Underwriting—or as we like to call it, corporate sponsorship—firmly in place, we made a reservation at Qasr Al Sarab.  We reserved a car service to drive us out there—it’s about two hours outside of Abu Dhabi city, and neither of us are equipped, legally or psychically, to drive in the UAE.  First surprise: when you reserve “a car” in New York, you get some version of an over-scented Lincoln Town Car.  Here? We got a beat-up Toyota station wagon with anemic air conditioning.  We also got an upclose and personal introduction to highway driving, Arab style:  drivers pass one another whenever they want, wherever they want, with a simple flash of headlights to indicate their intentions.  The vehicle in front slides over to the right (without slowing down), the driver behind speeds up into the lane of oncoming traffic (regardless of traffic in other lane), goes around the too-slow vehicle in front, and then slips back into the correct lane.  I stopped watching after a while because I didn’t want my panicky gasps to distract the driver and get us all killed before we arrived at the resort.

Wait. “Resort” is TOTALLY the wrong word for where we arrived after our death-defying desert drive.

We arrived at…time out of mind? A place out of time? The corporeal equivalent to you-have-been-reborn-as-Brangelina?

People like us don’t usually find themselves in places like this—and yet there we were.  With our kids. And their noise and their ridiculous diets (“try some mango?” NO! “Try a little homemade yogurt?” NO!  “What about lamb kebab?” BLECH! “Um, excuse me, waitress? Do you have any…plain pasta with butter? Yes, just butter and salt. That would be great. Thanks…” )  But you know what? At hotels like this one, the staff smiles and nods and makes you think that it’s the most reasonable thing in the world that your kids, when faced with the bounty of an impeccably beautiful lunch buffet, would want…plain noodles with butter and salt.
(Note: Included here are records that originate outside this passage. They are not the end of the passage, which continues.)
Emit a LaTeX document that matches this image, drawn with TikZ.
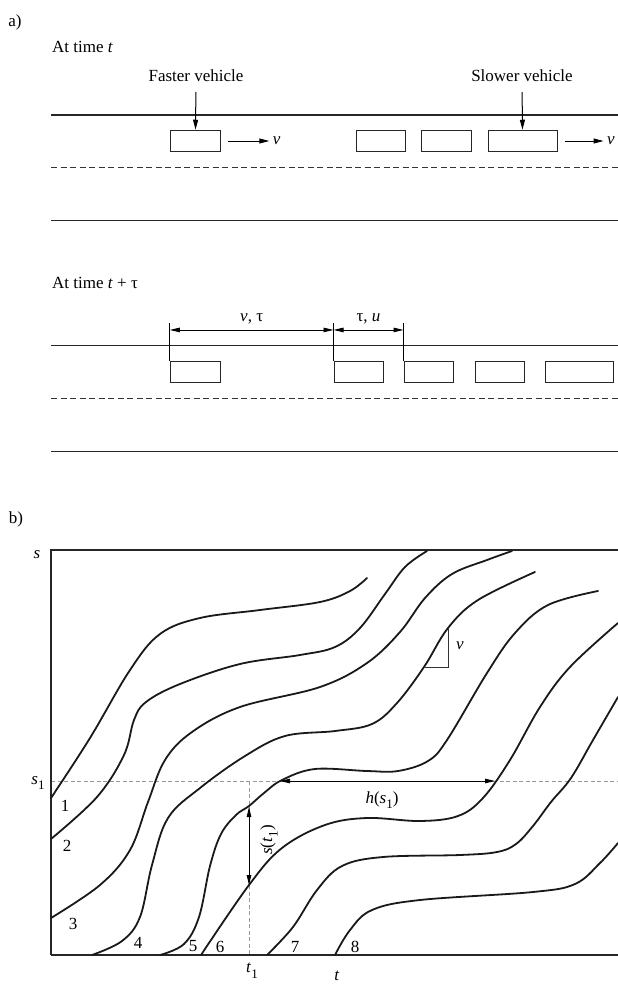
\documentclass[tikz,border=0pt]{standalone}
\usepackage{fontspec}
\setmainfont{Liberation Serif}
\usetikzlibrary{arrows.meta}
\newcommand\subsc[1]{\raisebox{-0.33em}{\fontsize{13}{14}\selectfont #1}}
\tikzset{
  lbl/.style={font=\fontsize{17}{20}\selectfont, inner sep=2pt},
  road/.style={line width=1.3pt, draw=black!85},
  lane/.style={line width=1pt, dash pattern=on 6pt off 3.5pt, draw=black!80},
  car/.style={draw=black!85, line width=1pt, rectangle, minimum height=21.5pt, inner sep=0pt},
  arr/.style={line width=1pt, -{Triangle[length=10pt,width=5pt]}},
  dimarr/.style={line width=0.9pt, {Triangle[length=10pt,width=4.5pt]}-{Triangle[length=10pt,width=4.5pt]}},
  tick/.style={line width=0.8pt},
  traj/.style={line width=1.8pt, draw=black!90, line cap=round},
  guide/.style={draw=black!40, line width=0.8pt, dash pattern=on 4pt off 2.5pt},
  frame/.style={line width=1.3pt, draw=black!85},
}
\begin{document}
\begin{tikzpicture}[x=1pt,y=-1pt]
\useasboundingbox (0,0) rectangle (618,985);
% ---------- part a, time t ----------
\node[lbl] (la) at (15,22) {a)};
\node[lbl, anchor=west] (ta) at (50,47) {At time \textit{t}};
\node[lbl, anchor=south] (fv) at (196,84) {Faster vehicle};
\node[lbl, anchor=south] (sv) at (522,84) {Slower vehicle};
\draw[road] (51,115) -- (618,115);
\draw[lane] (51,167.7) -- (618,167.7);
\draw[road] (51,220.7) -- (618,220.7);
\node[car, minimum width=50.5pt] (a1) at (195.5,141) {};
\node[car, minimum width=49.3pt] (a2) at (381.3,141) {};
\node[car, minimum width=50pt]   (a3) at (446.8,141) {};
\node[car, minimum width=69pt]   (a4) at (522.5,141) {};
\draw[arr, shorten <=8pt] (fv.south) -- (a1.north);
\draw[arr, shorten <=8pt] (sv.south) -- (a4.north);
\draw[arr] ([xshift=7pt]a1.east) -- ++(41,0) node[lbl, right, inner sep=3pt] (va) {\textit{v}};
\draw[arr] ([xshift=7pt]a4.east) -- ++(39,0) node[lbl, right, inner sep=3pt] (vb) {\textit{v}};
% ---------- part a, time t + tau ----------
\node[lbl, anchor=west] (tb) at (50,283) {At time \textit{t} + τ};
\draw[road] (51,345.7) -- (618,345.7);
\draw[lane] (51,398.7) -- (618,398.7);
\draw[road] (51,451.7) -- (618,451.7);
\node[car, minimum width=50.4pt] (d1) at (195.5,372.2) {};
\node[car, minimum width=49pt]   (d2) at (358.5,372.2) {};
\node[car, minimum width=49pt]   (d3) at (428.5,372.2) {};
\node[car, minimum width=49pt]   (d4) at (499.5,372.2) {};
\node[car, minimum width=68.7pt] (d5) at (579.4,372.2) {};
\draw[tick] (d1.north west) -- ++(0,-38);
\draw[tick] (d2.north west) -- ++(0,-38);
\draw[tick] (d3.north west) -- ++(0,-38);
\path (d1.north west) ++(0,-31) coordinate (m1);
\path (d2.north west) ++(0,-31) coordinate (m2);
\path (d3.north west) ++(0,-31) coordinate (m3);
\draw[dimarr] (m1) -- node[lbl, above=3pt] (lvt) {\textit{v}, τ} (m2);
\draw[dimarr] (m2) -- node[lbl, above=3pt] (ltu) {τ, \textit{u}} (m3);
% ---------- part b ----------
\node[lbl] (lb) at (16,519) {b)};
\draw[guide] (51,781) -- (618,781);
\draw[guide] (249,781) -- (249,955);
\draw[frame] (618,550) -- (51,550) -- (51,955);
\draw[line width=1.8pt, draw=black!85] (51,955) -- (618,955);
\node[lbl] (ls) at (37,555) {\textit{s}};
\node[lbl] (ls1) at (38,783) {\textit{s}\subsc{1}};
\node[lbl] (lt1) at (252,971) {\textit{t}\subsc{1}};
\node[lbl] (lt) at (337,976) {\textit{t}};
% trajectories
\draw[traj] plot[smooth, tension=0.6] coordinates {(51,798) (90,738) (130,670) (160,634) (200,618) (260,610) (320,602) (350,591) (367,578)};
\draw[traj] plot[smooth, tension=0.6] coordinates {(51,839) (97,797) (124,755) (134,720) (146,702) (180,684) (240,664) (300,655) (335,647) (360,628) (385,594) (405,567) (427,551)};
\draw[traj] plot[smooth, tension=0.6] coordinates {(51,918) (100,885) (130,850) (148,802) (165,760) (192,732) (240,707) (320,687) (367,663) (400,632) (425,598) (452,574) (487,560) (512,551)};
\draw[traj] plot[smooth, tension=0.6] coordinates {(92,955) (122,941) (140,917) (152,865) (168,818) (200,788) (245,756) (285,736) (335,731) (372,724) (397,703) (424,667) (448,628) (478,600) (535,572)};
\draw[traj] plot[smooth, tension=0.6] coordinates {(160,955) (184,944) (199,917) (210,866) (221,834) (236,815) (249,806) (264,793) (282,780) (315,769) (367,771) (398,771) (428,761) (447,740) (487,673) (515,633) (548,605) (598,591)};
\draw[traj] plot[smooth, tension=0.6] coordinates {(201,955) (249,885) (282,848) (325,825) (367,818) (420,821) (458,816) (483,798) (510,760) (540,707) (570,667) (618,623)};
\draw[traj] plot[smooth, tension=0.6] coordinates {(267,955) (293,927) (317,890) (342,866) (383,857) (460,855) (497,852) (516,844) (533,826) (551,802) (571,778) (593,740) (618,697)};
\draw[traj] plot[smooth, tension=0.6] coordinates {(335,955) (350,930) (372,910) (420,900) (533,892) (575,884) (600,863) (618,843)};
% slope triangle
\draw[tick, draw=black!80] (424,667) -- (448,667) -- (448,628);
\node[lbl] (lv) at (460,646) {\textit{v}};
% headway and spacing
\coordinate (h1) at (280,781);
\coordinate (h2) at (495,781);
\draw[dimarr] (h1) -- (h2);
\node[lbl] (lh) at (382,800) {\textit{h}(\textit{s}\subsc{1})};
\coordinate (sa) at (249,807);
\coordinate (sb) at (249,885);
\draw[dimarr] (sa) -- (sb);
\node[lbl, rotate=90] (lst) at (269,840) {\textit{s}(\textit{t}\subsc{1})};
% vehicle numbers
\node[lbl] (n1) at (65,806) {1};
\node[lbl] (n2) at (67,846) {2};
\node[lbl] (n3) at (73,924) {3};
\node[lbl] (n4) at (138,943) {4};
\node[lbl] (n5) at (193,946) {5};
\node[lbl] (n6) at (220,947) {6};
\node[lbl] (n7) at (295,947) {7};
\node[lbl] (n8) at (355,947) {8};
\end{tikzpicture}
\end{document}
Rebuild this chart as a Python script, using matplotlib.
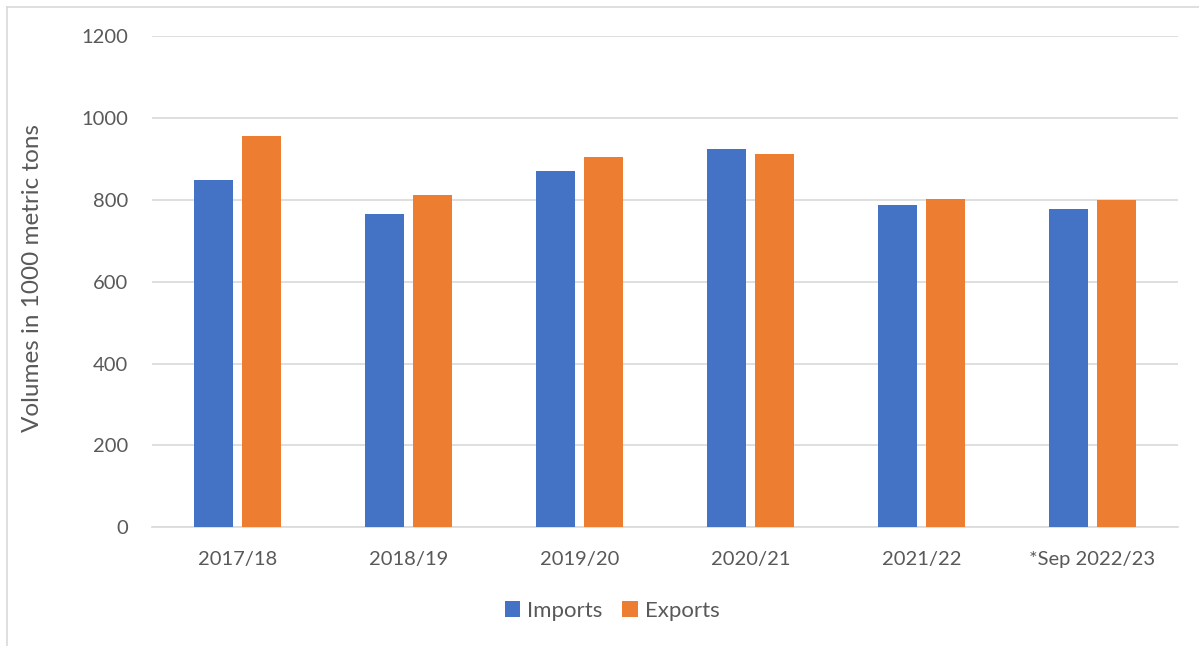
import matplotlib.pyplot as plt
import numpy as np
from matplotlib.lines import Line2D

seasons = ["2017/18", "2018/19", "2019/20", "2020/21", "2021/22", "*Sep 2022/23"]
imports = [848, 764, 869, 925, 788, 778]
exports = [956, 811, 905, 911, 801, 799]

BLUE = "#4472C4"
ORANGE = "#ED7D31"
GRID = "#D9D9D9"
TEXT = "#595959"

plt.rcParams["font.family"] = ["Lato", "DejaVu Sans"]

fig = plt.figure(figsize=(11.99, 6.46), dpi=100)
ax = fig.add_axes([0.1268, 0.1838, 0.8557, 0.7605])

x = np.arange(len(seasons))
width = 0.228
offset = 0.143
ax.bar(x - offset, imports, width, color=BLUE, label="Imports", zorder=3)
ax.bar(x + offset, exports, width, color=ORANGE, label="Exports", zorder=3)

ax.set_xlim(-0.5, len(seasons) - 0.5)
ax.set_ylim(0, 1200)
ax.set_yticks(range(0, 1201, 200))
ax.set_xticks(x)
ax.set_xticklabels(seasons)
ax.grid(axis="y", color=GRID, linewidth=1.2, zorder=0)
for side in ["top", "right", "left"]:
    ax.spines[side].set_visible(False)
ax.spines["bottom"].set_color(GRID)
ax.spines["bottom"].set_linewidth(1.2)
ax.tick_params(axis="both", length=0, labelsize=14.5, labelcolor=TEXT)
ax.tick_params(axis="x", pad=17)
ax.tick_params(axis="y", pad=17)

fig.text(33 / 1199, 1 - 278 / 646, "Volumes in 1000 metric tons", rotation=90,
         ha="center", va="center", fontsize=17.5, color=TEXT)

handles, labels = ax.get_legend_handles_labels()
leg = fig.legend(handles, labels, loc="center", bbox_to_anchor=(612 / 1199, 1 - 611 / 646),
                 ncol=2, frameon=False, fontsize=16, handlelength=0.7, handleheight=0.7,
                 handletextpad=0.3, columnspacing=0.9)
for t in leg.get_texts():
    t.set_color(TEXT)

# outer chart frame: only top and left edges are visible in the crop
fig.add_artist(Line2D([7 / 1199, 1], [1 - 7 / 646, 1 - 7 / 646], transform=fig.transFigure,
                      color=GRID, linewidth=1.2))
fig.add_artist(Line2D([7 / 1199, 7 / 1199], [0, 1 - 7 / 646], transform=fig.transFigure,
                      color=GRID, linewidth=1.2))

fig.savefig("out.png", dpi=100)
Suddenly Brangelina’d, we were whisked to a free-standing villa bigger than our entire apartment, with a private patio in back, complete with dipping pool, a daybed that could comfortably fit our entire family, an outdoor shower, and a view of the desert. (Husband’s membership in Etihad frequent flyer club got him an upgrade! Let’s hear it for Etihad!) When the boys realized that they would be able to swim whenever they wanted to? They thought they’d died and gone to heaven.

Heaven, however, had more gifts in store for these boys…Because we weren’t paying for the room (or the drive out here or the upgrade), we got ourselves a sunset camel ride. Camels, my friends, are TALL–being up on camelback means being up.  Camels stand up hind legs first, so when you’re on a camel’s back and he stands up, there’s a rather shocking pitch forward, leading to a moment of thinking “holy crap I’m about to pitch right over this thing’s head.”  After we were all safely aboard, we rode out into the empty desert, then dismounted (plunge down and back, again) and climbed up the dunes to watch the sunset.  The boys thought heaven had opened yet again: for two boys who can spend hours and hours digging at the beach, to be presented with an entire universe of sand was almost bewildering in its munificence.

Even the boys felt the power of the landscape; they sat (silent for a few moments!) and stared at the setting sun, before they tried to create an avalanche down the back slope, hoping to send their sneakers into a sandy crevasse. They climbed up, raced down, spun and leaped and laughed, dizzy with the freedom of all that space.

I’ve never been in such deep desert before. I’ve done some Southwestern US deserts but nothing like what we experienced out there.  Being out in the dunes is like being in the middle of the open ocean or one of the Great Lakes: infinite, powerful, implacable.  You are aware of how tiny we are as a race, how insignificant.

Okay, perhaps the whole camel ride thing is a bit hokey – a Disneyfied version of “Bedouin life” – but it felt magical nonetheless, to be  riding through the desert, with no sounds except the susurrus of wind across dunes and the creaking sounds of the camels’ bird-like feet on the hard-packed desert sand.

The dunes surround the hotel; you can swerve off one of the beautiful little paths that criss-cross the hotel property and run up a dune face whenever you’ve a mind to (and the boys always did).  When you sit by the hotel pool, you could almost think you’re in some swanky but standard spot in Vegas or Palm Springs or Scottsdale:

until you turn around and see…this:

Or this:

I suppose if you’re Brangelina, you get used to spending time in amazing places. And maybe that’s (yet another) reason to be glad that you’re not Brangelina—it would be awful to be blasé about a place like Qasr.